» **DATA BLOCK**
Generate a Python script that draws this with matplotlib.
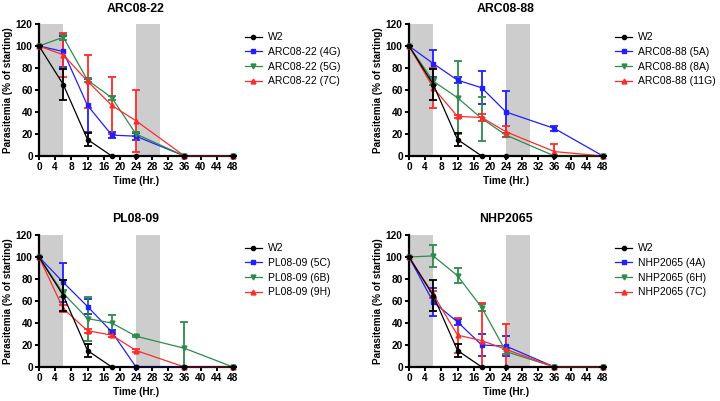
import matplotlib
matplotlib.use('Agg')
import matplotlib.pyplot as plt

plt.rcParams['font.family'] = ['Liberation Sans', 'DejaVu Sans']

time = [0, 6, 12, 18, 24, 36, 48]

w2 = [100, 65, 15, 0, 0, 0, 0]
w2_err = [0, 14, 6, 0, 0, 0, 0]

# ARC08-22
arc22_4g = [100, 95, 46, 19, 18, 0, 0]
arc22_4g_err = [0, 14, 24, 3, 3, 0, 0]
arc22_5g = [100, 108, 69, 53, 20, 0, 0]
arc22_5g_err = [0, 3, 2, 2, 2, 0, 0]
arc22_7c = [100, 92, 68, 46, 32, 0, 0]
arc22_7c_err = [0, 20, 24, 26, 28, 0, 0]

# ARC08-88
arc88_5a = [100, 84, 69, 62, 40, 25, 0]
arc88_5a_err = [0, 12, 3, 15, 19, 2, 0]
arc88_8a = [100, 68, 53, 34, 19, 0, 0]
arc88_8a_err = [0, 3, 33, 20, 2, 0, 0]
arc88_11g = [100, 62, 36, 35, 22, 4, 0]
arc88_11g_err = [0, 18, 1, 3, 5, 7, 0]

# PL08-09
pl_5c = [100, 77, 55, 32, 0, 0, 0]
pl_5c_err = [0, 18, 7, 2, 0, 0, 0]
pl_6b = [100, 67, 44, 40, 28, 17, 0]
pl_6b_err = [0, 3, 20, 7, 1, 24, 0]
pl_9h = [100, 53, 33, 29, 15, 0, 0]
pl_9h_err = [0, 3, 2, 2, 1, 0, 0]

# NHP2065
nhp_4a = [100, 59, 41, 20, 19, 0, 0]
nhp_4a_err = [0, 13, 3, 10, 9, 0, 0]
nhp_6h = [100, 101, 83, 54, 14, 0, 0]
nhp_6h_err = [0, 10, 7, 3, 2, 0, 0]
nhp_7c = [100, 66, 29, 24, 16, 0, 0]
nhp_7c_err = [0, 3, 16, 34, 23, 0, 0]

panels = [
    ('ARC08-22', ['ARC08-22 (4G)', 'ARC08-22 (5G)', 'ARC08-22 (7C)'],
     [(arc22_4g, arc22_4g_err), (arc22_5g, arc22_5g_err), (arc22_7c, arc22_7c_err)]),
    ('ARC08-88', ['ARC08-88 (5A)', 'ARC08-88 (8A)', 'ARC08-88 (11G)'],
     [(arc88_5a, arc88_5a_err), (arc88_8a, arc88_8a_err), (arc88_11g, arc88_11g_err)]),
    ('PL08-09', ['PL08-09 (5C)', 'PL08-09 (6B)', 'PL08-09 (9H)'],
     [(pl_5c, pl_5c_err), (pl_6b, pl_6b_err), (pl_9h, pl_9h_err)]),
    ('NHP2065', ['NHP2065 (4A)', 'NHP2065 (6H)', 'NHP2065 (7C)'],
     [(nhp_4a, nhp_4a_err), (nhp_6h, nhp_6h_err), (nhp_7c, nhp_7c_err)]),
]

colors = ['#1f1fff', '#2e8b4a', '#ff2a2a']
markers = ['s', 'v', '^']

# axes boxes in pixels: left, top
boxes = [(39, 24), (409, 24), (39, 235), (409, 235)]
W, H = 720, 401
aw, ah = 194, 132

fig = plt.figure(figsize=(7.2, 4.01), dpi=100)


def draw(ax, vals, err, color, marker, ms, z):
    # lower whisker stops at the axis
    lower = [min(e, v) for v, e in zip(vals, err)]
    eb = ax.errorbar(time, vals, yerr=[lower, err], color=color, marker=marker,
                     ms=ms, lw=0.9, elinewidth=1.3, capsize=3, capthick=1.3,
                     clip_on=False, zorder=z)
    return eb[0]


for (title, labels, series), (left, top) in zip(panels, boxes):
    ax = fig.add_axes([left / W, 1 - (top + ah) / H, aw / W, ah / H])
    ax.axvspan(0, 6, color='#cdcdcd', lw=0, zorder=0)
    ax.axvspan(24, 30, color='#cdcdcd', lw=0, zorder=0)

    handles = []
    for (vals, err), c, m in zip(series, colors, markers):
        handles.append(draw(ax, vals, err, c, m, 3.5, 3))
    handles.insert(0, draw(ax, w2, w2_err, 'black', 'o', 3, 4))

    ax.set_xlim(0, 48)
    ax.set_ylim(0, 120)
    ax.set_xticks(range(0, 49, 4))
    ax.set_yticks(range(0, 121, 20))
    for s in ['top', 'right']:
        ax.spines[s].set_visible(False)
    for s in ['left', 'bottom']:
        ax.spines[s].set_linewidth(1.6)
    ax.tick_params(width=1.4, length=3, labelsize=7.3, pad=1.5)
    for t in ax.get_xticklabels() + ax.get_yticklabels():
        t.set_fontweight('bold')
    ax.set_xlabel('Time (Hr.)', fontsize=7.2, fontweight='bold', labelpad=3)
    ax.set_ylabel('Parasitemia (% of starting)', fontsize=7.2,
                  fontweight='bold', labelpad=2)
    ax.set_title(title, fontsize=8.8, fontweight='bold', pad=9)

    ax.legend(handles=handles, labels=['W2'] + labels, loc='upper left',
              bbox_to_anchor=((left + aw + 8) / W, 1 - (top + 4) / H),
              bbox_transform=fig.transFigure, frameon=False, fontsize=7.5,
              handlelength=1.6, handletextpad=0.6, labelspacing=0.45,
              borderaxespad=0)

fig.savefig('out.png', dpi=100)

» **YOUR OBJECTIVE**
Copy every line of the data word for word, omitting the images.

» **SOLUTION FOR THIS PROBLEM**
Generate a Python script that draws this with matplotlib.
import matplotlib
matplotlib.use('Agg')
import matplotlib.pyplot as plt

plt.rcParams['font.family'] = ['Liberation Sans', 'DejaVu Sans']

time = [0, 6, 12, 18, 24, 36, 48]

w2 = [100, 65, 15, 0, 0, 0, 0]
w2_err = [0, 14, 6, 0, 0, 0, 0]

# ARC08-22
arc22_4g = [100, 95, 46, 19, 18, 0, 0]
arc22_4g_err = [0, 14, 24, 3, 3, 0, 0]
arc22_5g = [100, 108, 69, 53, 20, 0, 0]
arc22_5g_err = [0, 3, 2, 2, 2, 0, 0]
arc22_7c = [100, 92, 68, 46, 32, 0, 0]
arc22_7c_err = [0, 20, 24, 26, 28, 0, 0]

# ARC08-88
arc88_5a = [100, 84, 69, 62, 40, 25, 0]
arc88_5a_err = [0, 12, 3, 15, 19, 2, 0]
arc88_8a = [100, 68, 53, 34, 19, 0, 0]
arc88_8a_err = [0, 3, 33, 20, 2, 0, 0]
arc88_11g = [100, 62, 36, 35, 22, 4, 0]
arc88_11g_err = [0, 18, 1, 3, 5, 7, 0]

# PL08-09
pl_5c = [100, 77, 55, 32, 0, 0, 0]
pl_5c_err = [0, 18, 7, 2, 0, 0, 0]
pl_6b = [100, 67, 44, 40, 28, 17, 0]
pl_6b_err = [0, 3, 20, 7, 1, 24, 0]
pl_9h = [100, 53, 33, 29, 15, 0, 0]
pl_9h_err = [0, 3, 2, 2, 1, 0, 0]

# NHP2065
nhp_4a = [100, 59, 41, 20, 19, 0, 0]
nhp_4a_err = [0, 13, 3, 10, 9, 0, 0]
nhp_6h = [100, 101, 83, 54, 14, 0, 0]
nhp_6h_err = [0, 10, 7, 3, 2, 0, 0]
nhp_7c = [100, 66, 29, 24, 16, 0, 0]
nhp_7c_err = [0, 3, 16, 34, 23, 0, 0]

panels = [
    ('ARC08-22', ['ARC08-22 (4G)', 'ARC08-22 (5G)', 'ARC08-22 (7C)'],
     [(arc22_4g, arc22_4g_err), (arc22_5g, arc22_5g_err), (arc22_7c, arc22_7c_err)]),
    ('ARC08-88', ['ARC08-88 (5A)', 'ARC08-88 (8A)', 'ARC08-88 (11G)'],
     [(arc88_5a, arc88_5a_err), (arc88_8a, arc88_8a_err), (arc88_11g, arc88_11g_err)]),
    ('PL08-09', ['PL08-09 (5C)', 'PL08-09 (6B)', 'PL08-09 (9H)'],
     [(pl_5c, pl_5c_err), (pl_6b, pl_6b_err), (pl_9h, pl_9h_err)]),
    ('NHP2065', ['NHP2065 (4A)', 'NHP2065 (6H)', 'NHP2065 (7C)'],
     [(nhp_4a, nhp_4a_err), (nhp_6h, nhp_6h_err), (nhp_7c, nhp_7c_err)]),
]

colors = ['#1f1fff', '#2e8b4a', '#ff2a2a']
markers = ['s', 'v', '^']

# axes boxes in pixels: left, top
boxes = [(39, 24), (409, 24), (39, 235), (409, 235)]
W, H = 720, 401
aw, ah = 194, 132

fig = plt.figure(figsize=(7.2, 4.01), dpi=100)


def draw(ax, vals, err, color, marker, ms, z):
    # lower whisker stops at the axis
    lower = [min(e, v) for v, e in zip(vals, err)]
    eb = ax.errorbar(time, vals, yerr=[lower, err], color=color, marker=marker,
                     ms=ms, lw=0.9, elinewidth=1.3, capsize=3, capthick=1.3,
                     clip_on=False, zorder=z)
    return eb[0]


for (title, labels, series), (left, top) in zip(panels, boxes):
    ax = fig.add_axes([left / W, 1 - (top + ah) / H, aw / W, ah / H])
    ax.axvspan(0, 6, color='#cdcdcd', lw=0, zorder=0)
    ax.axvspan(24, 30, color='#cdcdcd', lw=0, zorder=0)

    handles = []
    for (vals, err), c, m in zip(series, colors, markers):
        handles.append(draw(ax, vals, err, c, m, 3.5, 3))
    handles.insert(0, draw(ax, w2, w2_err, 'black', 'o', 3, 4))

    ax.set_xlim(0, 48)
    ax.set_ylim(0, 120)
    ax.set_xticks(range(0, 49, 4))
    ax.set_yticks(range(0, 121, 20))
    for s in ['top', 'right']:
        ax.spines[s].set_visible(False)
    for s in ['left', 'bottom']:
        ax.spines[s].set_linewidth(1.6)
    ax.tick_params(width=1.4, length=3, labelsize=7.3, pad=1.5)
    for t in ax.get_xticklabels() + ax.get_yticklabels():
        t.set_fontweight('bold')
    ax.set_xlabel('Time (Hr.)', fontsize=7.2, fontweight='bold', labelpad=3)
    ax.set_ylabel('Parasitemia (% of starting)', fontsize=7.2,
                  fontweight='bold', labelpad=2)
    ax.set_title(title, fontsize=8.8, fontweight='bold', pad=9)

    ax.legend(handles=handles, labels=['W2'] + labels, loc='upper left',
              bbox_to_anchor=((left + aw + 8) / W, 1 - (top + 4) / H),
              bbox_transform=fig.transFigure, frameon=False, fontsize=7.5,
              handlelength=1.6, handletextpad=0.6, labelspacing=0.45,
              borderaxespad=0)

fig.savefig('out.png', dpi=100)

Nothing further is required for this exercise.